A little self-knowledge can be a miserable thing… But for me, I cannot wait till the morning comes…

, , , , ,

  • Republic of Connaught

    Yes it’s noticable there’s no Connaught players near the team.

    I think it’s time the west seceded from the IRFU and created our own rugby team like the NI football team. This partitionist stuff is catchy. 🙂

  • Jimmy Sands

    Sports remain the only acceptable context for nationalism.

  • Mick Fealty

    United in misery it is then!

  • Drumlins Rock

    RoC, wee correction, the south seceded from the North in football, the IFA is the the original, the FAI the breakaway group.

  • “And, for the most part, it is the British Irish who carry ‘the flag’ for Ulster.”

    Mick, IIRC the Ulster 1999 European Cup winning team draped the Northern Ireland flag on the bus in their victory tour, not the Ulster one.

  • Alan N/Ards

    While I would agree that the carrying of the tricolour and the 9 county flag is a step in the right direction, I personally would prefer the Cross of St. Patrick to the 9 county flag. I know a lot of other Ireland fans from the British Irish tribe who believe that this is the flag that represents them. If the IRFU want the British Irish to feel that they belong at Ireland games they need to at least fly the flag that represents us along side the Nationalist/republican tricolour. In fairness to them, I appreciate the fact that Irelands Call and not the Soldiers Sond was played at the World Cup. At least the non republican British Irish can stand and sing this anthem with pride.

  • WindsorRocker

    It boils down to the kind of Irishness you feel you have.
    For unionists that is a pre-1921 Irishness with a close bond across the Irish sea. In Rugby that is the Lions, in Golf it is the Walker Cup and Home Nations games.

    All Ireland teams have survived when that dual identity and sense of Irishness has been acknowledged. In the likes of football, the strains were too great and the FAI broke away from the all Ireland team due to the discord over the Belfast centric IFA and presumably a desire to be “more” Irish and separatist.

    If we were to have an All Ireland football team would the FAI rejoin the IFA, would this island sit as one of the 4 British Associations on the IFAB, would we see the Cross of St Patrick or a rigid adherence to the flag of 26 of the 32 counties?
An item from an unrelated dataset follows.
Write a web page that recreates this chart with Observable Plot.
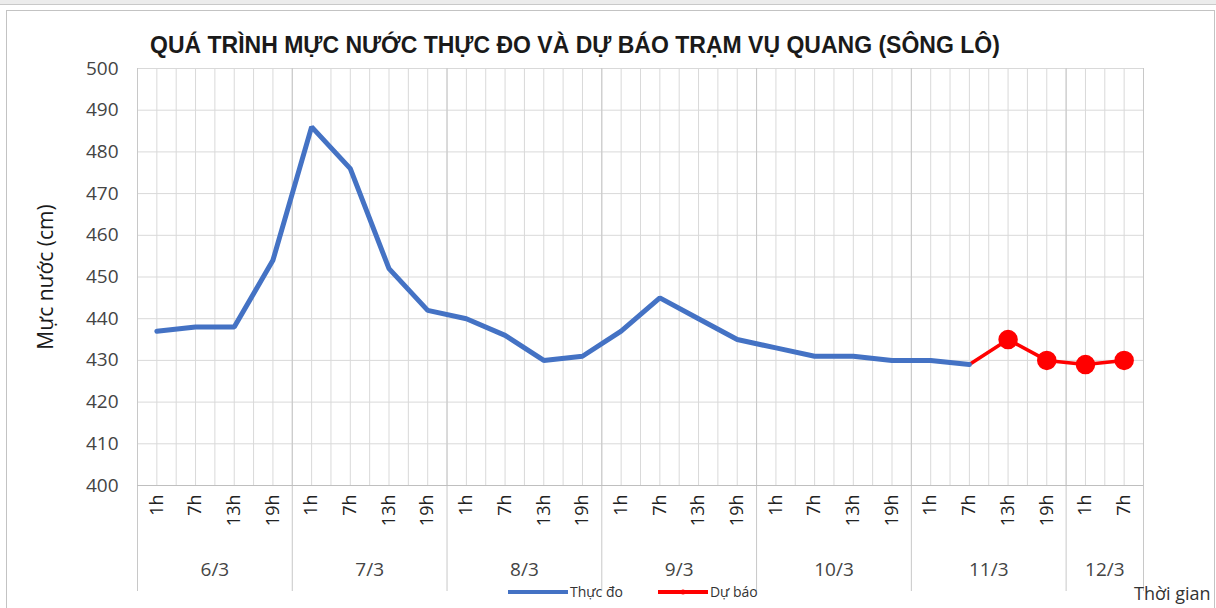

    Finally, it is worth noting that during the RWC, Ireland’s Call was the Ireland “team” anthem whereas every team we played could call their’s a national anthem without causing problems.

  • Mike the First

    I agree with Alan on this point – while I appreciate the sentiment behind the two flags approach, the use of the 9 county Ulster flag is rather illogical and come across as a little begrudging. The NI flag (i.e. Ulster Banner/former Government of NI flag) should be used, given that it’s NI that’s being represented. (or as Alan says, the St Patrick flag).

    In the last World Cup (and if I recall correctly) the IRFU flag was used, wonder why they decided to change?

  • Mainland Ulsterman

    I still find it bizarre they have such an issue flying the Northern Ireland flag. So some stuff happened in NI they didn’t like – do they think the tricolour is value-free for British people? They need to get over themselves and fly the NI flag; or ditch both flags and fly the St Patrick’s Cross; or, as I’ve suggested, be truly post-nationalist and have no flag or anthem at all.

    The nine counties Ulster flag is a bit of an insult really – it’s like saying, while all the political parties and two governments and the United Nations recognise the international border, we the IRFU still don’t. It’s 2011 now, we have parity of esteem, get with the programme.